Explain to students that this song uses the technique of incongruity to make jokes. Explain that incongruity means something that is out of place or doesn’t make sense. Provide students with synonyms of more familiar vocabulary words such as mismatched, inappropriate, incompatible, absurd and bizarre. They could also complete a Frayer Diagram to consolidate their understanding of the term.

Read ‘Change of View’ a class. Ask students to identify the examples of incongruity. These include trees dangling towards the light, the sky is a giant bowl below and the grass is a roof. Discuss why these examples are humorous.
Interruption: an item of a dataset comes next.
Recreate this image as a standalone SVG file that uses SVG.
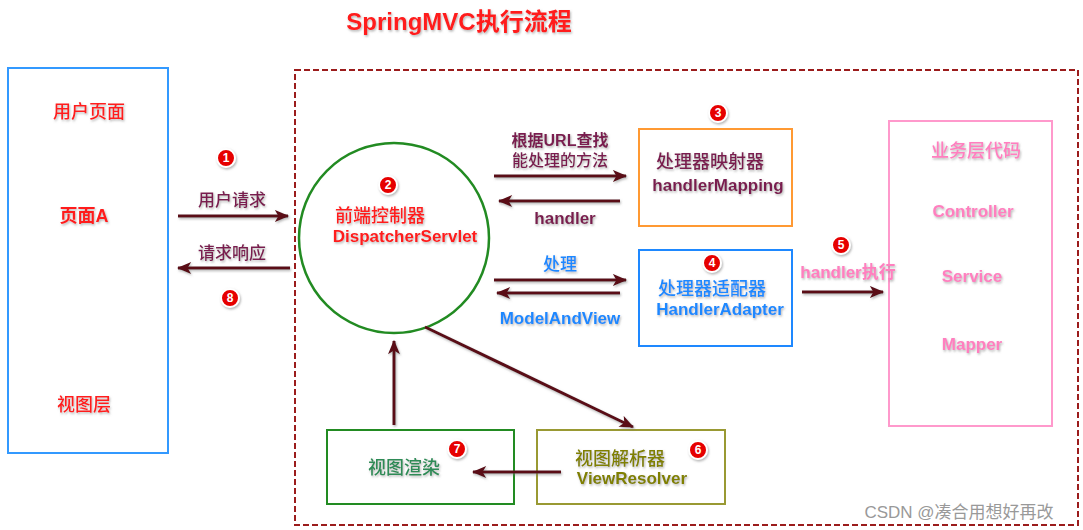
<svg xmlns="http://www.w3.org/2000/svg" width="1083" height="530" viewBox="0 0 1083 530">
<defs>
<style>
.t{font-family:"Liberation Sans","Noto Sans CJK SC",sans-serif;text-anchor:middle;filter:url(#sh)}
.b{font-weight:bold}
.cn{font-family:"Noto Sans CJK SC","Liberation Sans",sans-serif;font-weight:500}
.red{fill:#ff1a1a}
.pur{fill:#7a1f4f}
.blu{fill:#1e88ff}
.pnk{fill:#ff7fbf}
.grn{fill:#2e8b57}
.olv{fill:#808000}
.box{fill:none;stroke-width:2}
.conn{filter:url(#sha)}
.conn path{fill:none;stroke:#5a0a18;stroke-width:3;marker-end:url(#ah)}
.badge circle{fill:#e60000;stroke:#fff;stroke-width:2;filter:url(#sh)}
.badge text{font-family:"Liberation Sans",sans-serif;font-weight:bold;font-size:12px;fill:#fff;text-anchor:middle}
</style>
<filter id="sh" x="-20%" y="-40%" width="140%" height="180%">
<feDropShadow dx="1" dy="1.5" stdDeviation="1.2" flood-color="#777" flood-opacity="0.55"/>
</filter>
<filter id="sha" filterUnits="userSpaceOnUse" x="0" y="0" width="1083" height="530">
<feDropShadow dx="1" dy="1.5" stdDeviation="1.2" flood-color="#777" flood-opacity="0.55"/>
</filter>
<marker id="ah" viewBox="0 0 12 10" refX="11" refY="5" markerWidth="5" markerHeight="4" orient="auto" markerUnits="strokeWidth">
<path d="M0,0 L12,5 L0,10 L3,5 Z" fill="#5a0a18"/>
</marker>
</defs>
<rect width="1083" height="530" fill="#fff"/>

<text class="t b red" x="459" y="30" font-size="24">SpringMVC执行流程</text>

<rect x="295" y="70" width="783" height="455" fill="none" stroke="#9b1c1c" stroke-width="2" stroke-dasharray="6 3"/>

<g id="user-page">
<rect class="box" x="8" y="68" width="160" height="385" stroke="#3399ff"/>
<text class="t cn red" x="89" y="118" font-size="18">用户页面</text>
<text class="t b red" x="84" y="222" font-size="18">页面A</text>
<text class="t cn red" x="84" y="411" font-size="18">视图层</text>
</g>

<g id="dispatcher">
<circle cx="394" cy="238" r="95" fill="none" stroke="#228b22" stroke-width="2.5"/>
<text class="t cn red" x="380" y="222" font-size="18">前端控制器</text>
<text class="t b red" x="405" y="242" font-size="17">DispatcherServlet</text>
</g>

<g id="handler-mapping">
<rect class="box" x="639" y="129" width="153" height="97" stroke="#ff9933"/>
<text class="t cn pur" x="710" y="168" font-size="18">处理器映射器</text>
<text class="t b pur" x="718" y="191" font-size="17">handlerMapping</text>
</g>

<g id="handler-adapter">
<rect class="box" x="639" y="250" width="153" height="96" stroke="#1e88ff"/>
<text class="t cn blu" x="712" y="295" font-size="18">处理器适配器</text>
<text class="t b blu" x="720" y="315" font-size="17">HandlerAdapter</text>
</g>

<g id="business">
<rect class="box" x="889" y="121" width="163" height="305" stroke="#ff99cc"/>
<text class="t cn pnk" x="976" y="157" font-size="18">业务层代码</text>
<text class="t b pnk" x="973" y="217" font-size="17">Controller</text>
<text class="t b pnk" x="972" y="282" font-size="17">Service</text>
<text class="t b pnk" x="972" y="350" font-size="17">Mapper</text>
</g>

<g id="view-render">
<rect class="box" x="327" y="430" width="187" height="74" stroke="#228b22"/>
<text class="t cn grn" x="404" y="474" font-size="18">视图渲染</text>
</g>

<g id="view-resolver">
<rect class="box" x="537" y="430" width="188" height="74" stroke="#999933"/>
<text class="t cn olv" x="620" y="465" font-size="18">视图解析器</text>
<text class="t b olv" x="632" y="484" font-size="17">ViewResolver</text>
</g>

<g id="connectors" class="conn">
<path d="M178,216 L288,216"/>
<path d="M290,268 L178,268"/>
<path d="M494,176 L626,176"/>
<path d="M620,201 L499,201"/>
<path d="M494,280 L626,280"/>
<path d="M620,293 L497,293"/>
<path d="M802,292 L883,292"/>
<path d="M394,425 L394,341"/>
<path d="M425,327 L633,427"/>
<path d="M561,472 L473,472"/>
</g>

<g id="labels">
<text class="t cn pur" x="232" y="206" font-size="17">用户请求</text>
<text class="t cn pur" x="232" y="259" font-size="17">请求响应</text>
<text class="t b pur" x="560" y="146" font-size="16">根据URL查找</text>
<text class="t cn pur" x="560" y="166" font-size="16">能处理的方法</text>
<text class="t b pur" x="565" y="224" font-size="17">handler</text>
<text class="t cn blu" x="560" y="270" font-size="17">处理</text>
<text class="t b blu" x="560" y="324" font-size="17">ModelAndView</text>
<text class="t b pnk" x="848" y="278" font-size="17">handler执行</text>
</g>

<g id="badges" class="badge">
<circle cx="226" cy="158" r="9"/><text x="226" y="162">1</text>
<circle cx="388" cy="185" r="9"/><text x="388" y="189">2</text>
<circle cx="718" cy="113" r="9"/><text x="718" y="117">3</text>
<circle cx="712" cy="263" r="9"/><text x="712" y="267">4</text>
<circle cx="841" cy="245" r="9"/><text x="841" y="249">5</text>
<circle cx="698" cy="450" r="9"/><text x="698" y="454">6</text>
<circle cx="457" cy="449" r="9"/><text x="457" y="453">7</text>
<circle cx="230" cy="298" r="9"/><text x="230" y="302">8</text>
</g>

<text x="959" y="518" font-family="Liberation Sans,Noto Sans CJK SC,sans-serif" font-size="17" fill="#999" text-anchor="middle">CSDN @凑合用想好再改</text>
</svg>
Students may discuss how the imagery of a ‘grassy roof’, or a ‘blue and white bowl’ sounds crazy or absurd and therefore creates a funny mental image.

Display the poem’s concluding lines:

The world looks so amazing

When you’re hanging upside down!

Discuss how these lines relate to the earlier lines of the poem and the incongruity. Students should recognise that these lines reveal that the speaker is hanging from a tree or playground equipment and therefore is seeing the world from a new perspective. By using incongruity, the poet has captured how amazing the world looks from a different angle.

Finally, play ‘Opposite Day’ with students. Explain the rules: they need to think about all the actions they perform on a typical day and then imagine doing the opposite instead. For example, students could wear their uniforms inside out, go to school on a Saturday or eat ice cream for breakfast. Students then write their list of their opposite day actions into a poem, or short story or in groups turn it into a Theatre Sports style drama performance.